**WHAT IS REQUIRED**
Every line below is to be copied exactly, with the pictures left out.

**SUPPLIED MATERIAL**
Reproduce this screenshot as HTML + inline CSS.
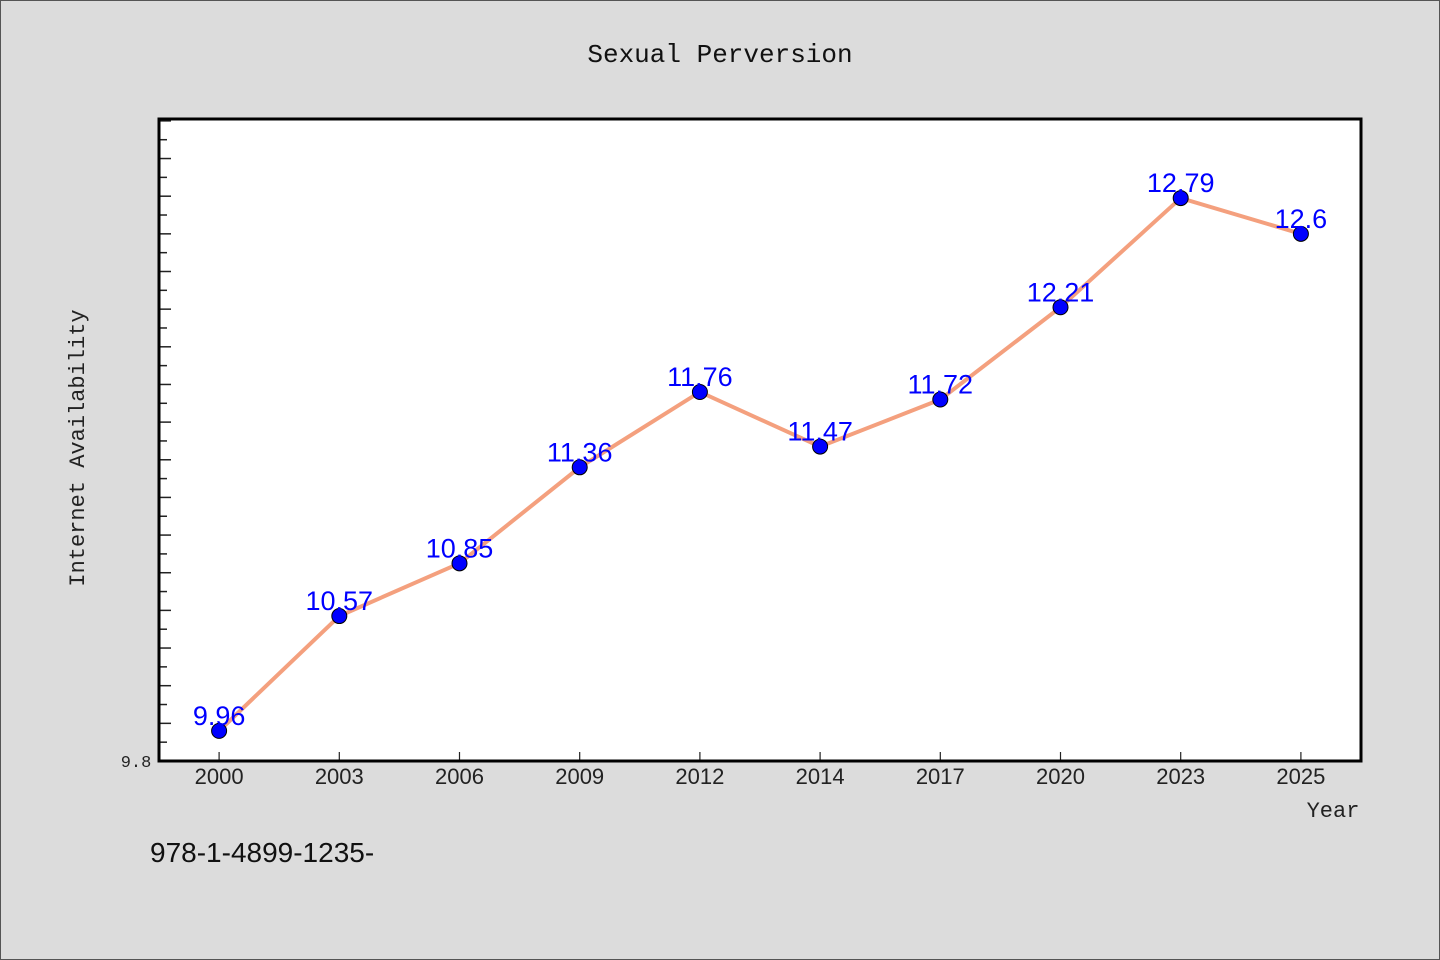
<!DOCTYPE html>
<html><head><meta charset="utf-8"><style>
body{margin:0;background:#dcdcdc;}
svg{display:block;font-family:"Liberation Mono","WenQuanYi Zen Hei",monospace;}
</style></head><body>
<svg width="1440" height="960" xmlns="http://www.w3.org/2000/svg" id="chart">
<rect x="0.5" y="0.5" width="1439" height="959" fill="#dcdcdc" stroke="#555"/>
<text x="720" y="62" text-anchor="middle" font-size="26" fill="#111">Sexual Perversion</text>
<rect x="159" y="119" width="1202" height="642" fill="#fff"/>
<g id="ticks"></g>
<g id="series"></g>
<rect x="159" y="119" width="1202" height="642" fill="none" stroke="#000" stroke-width="3"/>
<text x="136" y="767" text-anchor="middle" font-size="17" fill="#222">9.8</text>
<text transform="translate(84,448) rotate(-90)" text-anchor="middle" font-size="22" fill="#222">Internet Availability</text>
<text x="1333" y="817" text-anchor="middle" font-size="22" fill="#222">Year</text>
<text x="150" y="862" font-family="Liberation Sans, sans-serif" font-size="28" fill="#111">978-1-4899-1235-</text>
</svg>
<script>
const categories=["2000","2003","2006","2009","2012","2014","2017","2020","2023","2025"];
const values=[9.96,10.57,10.85,11.36,11.76,11.47,11.72,12.21,12.79,12.6];
const labels=["9.96","10.57","10.85","11.36","11.76","11.47","11.72","12.21","12.79","12.6"];
const yMin=9.8, yMax=13.21;
const L=159,R=1361,T=119,B=761;
const NS="http://www.w3.org/2000/svg";
function x(i){return L+(R-L)/categories.length*(i+0.5);}
function y(v){return B-(v-yMin)/(yMax-yMin)*(B-T);}
function mk(t,a,p){const e=document.createElementNS(NS,t);for(const k in a)e.setAttribute(k,a[k]);p.appendChild(e);return e;}
const tg=document.getElementById('ticks'),sg=document.getElementById('series');
for(let k=1;;k++){const v=yMin+k*0.1;if(v>yMax)break;const yy=y(v);const len=k%2==0?12:8;
const t=mk('line',{x1:L,x2:L+len,y1:yy,y2:yy,stroke:'#222','stroke-width':1.5},tg);

}
categories.forEach((c,i)=>{
const t=mk('line',{x1:x(i),x2:x(i),y1:B-9,y2:B,stroke:'#222','stroke-width':1.2},tg);


const tx=mk('text',{x:x(i),y:B+23,'text-anchor':'middle','font-size':22,fill:'#222','font-family':'Liberation Sans, sans-serif'},tg);
tx.textContent=c;

});
const pl=mk('polyline',{points:values.map((v,i)=>x(i)+','+y(v)).join(' '),fill:'none',stroke:'#f4a07e','stroke-width':4},sg);


values.forEach((v,i)=>{
const c=mk('circle',{cx:x(i),cy:y(v),r:7.5,fill:'#0000ff',stroke:'#000','stroke-width':1},sg);


const t=mk('text',{x:x(i),y:y(v)-6,'text-anchor':'middle','font-size':27,fill:'#0000ff','font-family':'Liberation Sans, sans-serif'},sg);
t.textContent=labels[i];

});
</script>
</body></html>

**RESULT FOR THIS TASK**
Reproduce this screenshot as HTML + inline CSS.
<!DOCTYPE html>
<html><head><meta charset="utf-8"><style>
body{margin:0;background:#dcdcdc;}
svg{display:block;font-family:"Liberation Mono","WenQuanYi Zen Hei",monospace;}
</style></head><body>
<svg width="1440" height="960" xmlns="http://www.w3.org/2000/svg" id="chart">
<rect x="0.5" y="0.5" width="1439" height="959" fill="#dcdcdc" stroke="#555"/>
<text x="720" y="62" text-anchor="middle" font-size="26" fill="#111">Sexual Perversion</text>
<rect x="159" y="119" width="1202" height="642" fill="#fff"/>
<g id="ticks"></g>
<g id="series"></g>
<rect x="159" y="119" width="1202" height="642" fill="none" stroke="#000" stroke-width="3"/>
<text x="136" y="767" text-anchor="middle" font-size="17" fill="#222">9.8</text>
<text transform="translate(84,448) rotate(-90)" text-anchor="middle" font-size="22" fill="#222">Internet Availability</text>
<text x="1333" y="817" text-anchor="middle" font-size="22" fill="#222">Year</text>
<text x="150" y="862" font-family="Liberation Sans, sans-serif" font-size="28" fill="#111">978-1-4899-1235-</text>
</svg>
<script>
const categories=["2000","2003","2006","2009","2012","2014","2017","2020","2023","2025"];
const values=[9.96,10.57,10.85,11.36,11.76,11.47,11.72,12.21,12.79,12.6];
const labels=["9.96","10.57","10.85","11.36","11.76","11.47","11.72","12.21","12.79","12.6"];
const yMin=9.8, yMax=13.21;
const L=159,R=1361,T=119,B=761;
const NS="http://www.w3.org/2000/svg";
function x(i){return L+(R-L)/categories.length*(i+0.5);}
function y(v){return B-(v-yMin)/(yMax-yMin)*(B-T);}
function mk(t,a,p){const e=document.createElementNS(NS,t);for(const k in a)e.setAttribute(k,a[k]);p.appendChild(e);return e;}
const tg=document.getElementById('ticks'),sg=document.getElementById('series');
for(let k=1;;k++){const v=yMin+k*0.1;if(v>yMax)break;const yy=y(v);const len=k%2==0?12:8;
const t=mk('line',{x1:L,x2:L+len,y1:yy,y2:yy,stroke:'#222','stroke-width':1.5},tg);

}
categories.forEach((c,i)=>{
const t=mk('line',{x1:x(i),x2:x(i),y1:B-9,y2:B,stroke:'#222','stroke-width':1.2},tg);


const tx=mk('text',{x:x(i),y:B+23,'text-anchor':'middle','font-size':22,fill:'#222','font-family':'Liberation Sans, sans-serif'},tg);
tx.textContent=c;

});
const pl=mk('polyline',{points:values.map((v,i)=>x(i)+','+y(v)).join(' '),fill:'none',stroke:'#f4a07e','stroke-width':4},sg);


values.forEach((v,i)=>{
const c=mk('circle',{cx:x(i),cy:y(v),r:7.5,fill:'#0000ff',stroke:'#000','stroke-width':1},sg);


const t=mk('text',{x:x(i),y:y(v)-6,'text-anchor':'middle','font-size':27,fill:'#0000ff','font-family':'Liberation Sans, sans-serif'},sg);
t.textContent=labels[i];

});
</script>
</body></html>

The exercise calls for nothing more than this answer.